And if I’m wrong, and we end up with more CO2 growth than anticipated, and therefore a larger carbon tax then anticipated, it’s arguably not a bad thing since that proves we really aren’t in control of our CO2 growth as much as the Skeptics claimed. We may have to then face that economic disaster the conservatives fear.

7 thoughts on “The Trade Off Between Time and Cost in CO2 Emissions Growth Mitigation

  1. Bruce, a lot has happened since you last posted on this.

    1)Man-made CO2 has decreased in the last two years. CO2 is still increasing overall because the number of people on the planet is increasing. Is this a problem? Should we be alarmed? Actually, no. One of the most clear, measurable results from CO2 growth is the re-greening of the savannahs and deserts in Africa and the improvement in worldwide crop yields. Given that northern Africa and the Middle East are some of the fastest-growing areas in the world, the re-greening of Africa and other areas on the edge of the deserts is a very, very good and timely thing. So, is CO2 growth necessarily bad? So far, the answer in terms of what we can actually measure is NO.

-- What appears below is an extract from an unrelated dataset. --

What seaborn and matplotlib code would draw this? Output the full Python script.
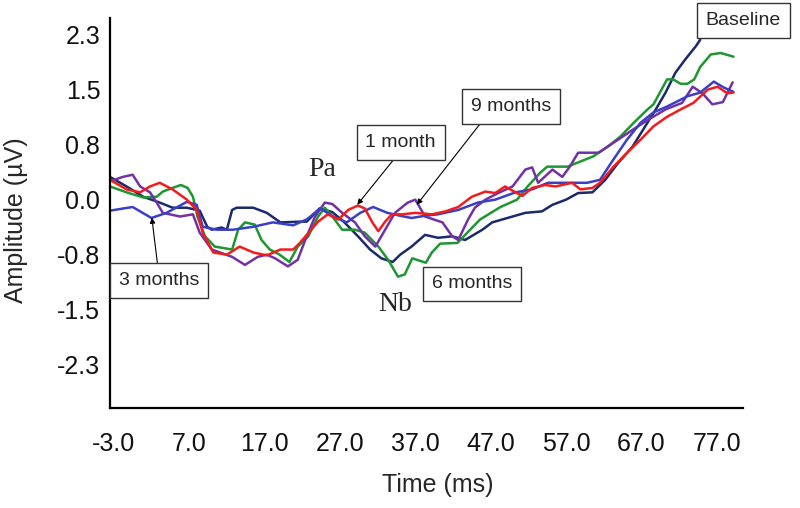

    http://blogs.forbes.com/jamestaylor/2011/03/23/global-warming-is-creating-perfect-crop-conditions/

    2)The globe has been stable to cooling since 1998, when temperatures reached their peak.

    http://wattsupwiththat.com/widget/

    3)There are significant reasons to think that sun activity will actually decrease global temperatures in the next few decades. We need to worry about global cooling, not warming.

    http://techland.time.com/2011/06/15/claim-sunspots-to-disappear-global-cooling-may-ensue/

    4)Meanwhile, global climate talks are going nowhere, and Al Gore’s reputation has never been worse.

    http://blogs.the-american-interest.com/wrm/2011/06/27/the-failure-of-al-gore-part-deux/

    My favorite part:

    “Gore’s failures are not just about leadership. The strategic vision he crafted for the global green movement has comprehensively failed. That is no accident; the entire green policy vision was so poorly conceived, so carelessly constructed, so unbalanced and so rife with contradictions that it could only thrive among activists and enthusiasts. Once the political power of the climate movement, aided by an indulgent and largely unquestioning press, had pushed the climate agenda into the realm of serious politics, failure was inevitable. The only question was whether the comprehensive green meltdown would occur before or after the movement achieved its core political goal of a comprehensive and binding global agreement on greenhouse gasses.

    That question has now been answered; the movement failed before it got its treaty, and while the media and the establishment have still generally failed to analyze these developments and draw the consequences, the global climate movement has become the kind of embarrassment intellectuals like to ignore. Like the Club of Rome, Y2K, the Iraq Study Group and President Obama’s management of the Middle East peace process it is something polite people try not to think about. This is why Al Gore is less visible than he used to be, and his views are less eagerly sought: the polite world and its ready handmaid the press know Gore has failed but does not want to think or write about why.”

    But please, please read the whole thing. Mead is not a partisan. He is respected by all sides.

    5)There will be no global climate agreement of any kind during the next 50 years. Discussing this issue makes as much sense as discussing whether the tooth fairy has wings or not. Discussing something this theoretical and this removed from reality simply is not worth anybody’s effort.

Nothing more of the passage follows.